In the face of budget shortfalls and mounting construction costs, the Metropolitan Transportation Authority’s (MTA) plans for the Fulton Street Transit Center have been all but discarded. The glassy, conical transit hub designed by Grimshaw and James Carpenter Design Associates was meant to be the MTA’s showpiece at the new World Trade Center, an elegant solution to a mess of subway lines, but cost overruns could leave the site vacant for some time to come.

The decision to rethink the transit center, announced on January 28, arose when the MTA received only one bid for the aboveground portion of the project, a $870 million offer that far exceeded the $390 million budgeted for the project. (The underground portion of the project, which streamlines connections between a tangle of subway lines and was designed by ARUP, will be unaffected by the cutbacks.) MTA executive director and CEO Lee Sander said the MTA has gone back to the drawing board to consider all its options. “I would not say it can’t be done, but clearly we have to find a way to redistribute the costs of the current project or come up with a new one,” he told AN.

Sander declined to say whether Grimshaw was still involved with the project, and an MTA spokesperson, Jeremy Soffin, said he was not sure.

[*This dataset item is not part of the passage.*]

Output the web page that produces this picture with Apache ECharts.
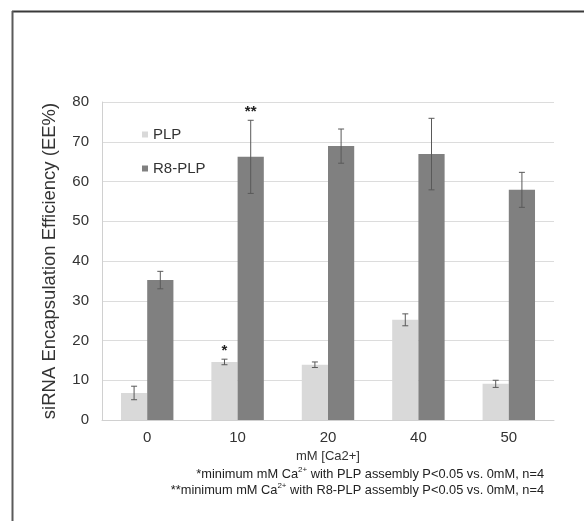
<!DOCTYPE html>
<html>
<head>
<meta charset="utf-8">
<script src="https://cdn.jsdelivr.net/npm/echarts@6/dist/echarts.min.js"></script>
<style>
  html, body { margin: 0; padding: 0; background: #fff; }
  #chart { width: 584px; height: 521px; }
</style>
</head>
<body>
<div id="chart"></div>
<script>
// data
const categories = ['0', '10', '20', '40', '50']
const plpValues = [6.8, 14.6, 13.9, 25.2, 9.1]
const plpErrors = [1.7, 0.7, 0.7, 1.5, 0.9]
const r8Values = [35.2, 66.2, 68.9, 66.9, 57.9]
const r8Errors = [2.2, 9.2, 4.3, 9.0, 4.4]
const plpMarks = ['', '*', '', '', '']
const r8Marks = ['', '**', '', '', '']
const yTicks = [0, 10, 20, 30, 40, 50, 60, 70, 80]

const FONT = '"Liberation Sans", Arial, sans-serif'
const TEXT = '#333'
const BAR_GAP = 0.42

const chart = echarts.init(document.getElementById('chart'))

// error bars (+ significance stars) drawn as a custom series over each bar
function errorSeries (name, values, errors, marks, side) {
  return {
    type: 'custom',
    name: name + '-err',
    z: 5,
    silent: true,
    data: values.map((v, i) => [i, v, errors[i], marks[i]]),
    renderItem: (params, api) => {
      const band = api.size([1, 0])[0]
      const barW = band * (1 - BAR_GAP) / 2
      const x0 = api.coord([api.value(0), 0])[0] + side * barW / 2
      const v = api.value(1)
      const e = api.value(2)
      const top = api.coord([0, v + e])[1]
      const bot = api.coord([0, v - e])[1]
      const cap = 3
      const style = { stroke: '#595959', lineWidth: 1 }
      const children = [
        { type: 'line', shape: { x1: x0, y1: top, x2: x0, y2: bot }, style },
        { type: 'line', shape: { x1: x0 - cap, y1: top, x2: x0 + cap, y2: top }, style },
        { type: 'line', shape: { x1: x0 - cap, y1: bot, x2: x0 + cap, y2: bot }, style }
      ]
      const mark = marks[params.dataIndex]
      if (mark) {
        children.push({
          type: 'text',
          style: {
            text: mark, x: x0, y: top - 1, align: 'center', verticalAlign: 'bottom',
            font: 'bold 15px ' + FONT, fill: '#222'
          }
        })
      }
      return { type: 'group', children }
    }
  }
}

const option = {
  animation: false,
  backgroundColor: '#fff',
  textStyle: { fontFamily: FONT },
  grid: { left: 102, right: 30, top: 102, bottom: 101 },
  legend: {
    orient: 'vertical',
    left: 137,
    top: 122,
    itemWidth: 6,
    itemHeight: 6,
    itemGap: 19,
    icon: 'rect',
    textStyle: { fontSize: 15, color: TEXT, fontFamily: FONT },
    data: ['PLP', 'R8-PLP']
  },
  xAxis: {
    type: 'category',
    data: categories,
    name: 'mM [Ca2+]',
    nameLocation: 'middle',
    nameGap: 30,
    nameTextStyle: { fontSize: 13, color: TEXT, fontFamily: FONT },
    axisLine: { lineStyle: { color: '#d0d0d0' } },
    axisTick: { show: false },
    axisLabel: { fontSize: 15, color: TEXT, margin: 10, fontFamily: FONT }
  },
  yAxis: {
    type: 'value',
    min: 0,
    max: 80,
    interval: 10,
    name: 'siRNA Encapsulation Efficiency (EE%)',
    nameLocation: 'middle',
    nameGap: 43,
    nameTextStyle: { fontSize: 18.5, color: TEXT, fontFamily: FONT },
    axisLine: { show: true, lineStyle: { color: '#d0d0d0' } },
    axisTick: { show: false },
    axisLabel: {
      fontSize: 15, color: TEXT, margin: 13, fontFamily: FONT,
      formatter: v => (yTicks.includes(v) ? String(v) : '')
    },
    splitLine: { lineStyle: { color: '#dcdcdc' } }
  },
  series: [
    {
      name: 'PLP',
      type: 'bar',
      data: plpValues,
      barGap: '0%',
      barCategoryGap: (BAR_GAP * 100) + '%',
      itemStyle: { color: '#d9d9d9' }
    },
    {
      name: 'R8-PLP',
      type: 'bar',
      data: r8Values,
      barGap: '0%',
      barCategoryGap: (BAR_GAP * 100) + '%',
      itemStyle: { color: '#808080' }
    },
    errorSeries('PLP', plpValues, plpErrors, plpMarks, -1),
    errorSeries('R8-PLP', r8Values, r8Errors, r8Marks, 1)
  ],
  graphic: [
    // frame of the original figure panel (top and left edges visible)
    { type: 'line', shape: { x1: 12, y1: 11.5, x2: 584, y2: 11.5 }, style: { stroke: '#3a3a3a', lineWidth: 2 } },
    { type: 'line', shape: { x1: 12.5, y1: 11, x2: 12.5, y2: 521 }, style: { stroke: '#5a5a5a', lineWidth: 2 } },
    {
      type: 'text',
      right: 40,
      top: 466,
      style: {
        text: '{n|*minimum mM Ca}{s|2+}{n| with PLP assembly P<0.05 vs. 0mM, n=4}',
        align: 'right',
        rich: {
          n: { fontSize: 12.8, fontFamily: FONT, fill: '#222', lineHeight: 16 },
          s: { fontSize: 8, fontFamily: FONT, fill: '#222', lineHeight: 9, verticalAlign: 'top' }
        }
      }
    },
    {
      type: 'text',
      right: 40,
      top: 482,
      style: {
        text: '{n|**minimum mM Ca}{s|2+}{n| with R8-PLP assembly P<0.05 vs. 0mM, n=4}',
        align: 'right',
        rich: {
          n: { fontSize: 12.8, fontFamily: FONT, fill: '#222', lineHeight: 16 },
          s: { fontSize: 8, fontFamily: FONT, fill: '#222', lineHeight: 9, verticalAlign: 'top' }
        }
      }
    }
  ]
}

chart.setOption(option)
</script>
</body>
</html>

A source with knowledge of the MTA’s plans, or at least what remains of them, did tell AN that the British firm was still involved with the project, but did not know what that involvement would entail, or even if the MTA did. “I don’t think they really know what they’re doing right now,” the source said of the MTA’s intentions. Grimshaw declined to comment.

Across the street, there had been speculation that Santiago Calatrava’s PATH station at the World Trade Center site could be sapping funds from the Fulton Street project, especially as its price tag has skyrocketed from $2.2 billion to $3.4 billion. Soffin insisted this was not the case and, whatever gets built, a high level of design would be maintained.

Initial reports from the hearings claimed that only Carpenter’s towering oculus, which is meant to bring natural light down into the bowels of the project, would be lost, but now the MTA is considering every available option, even nothing at all. Carpenter said the MTA has kept him in the dark so far.

No matter what happens, MTA board chair H. Dale Hemmerdinger stressed that the site would not remain barren. “Rather than leave an empty lot, I thought we could put something there that would be useful to the community,” Hemmerdinger told the Daily News on January 31. His alternative, a public park or plaza, did not leave much hope for the sort of design the previous plans presented, but that may be the best the MTA has to offer.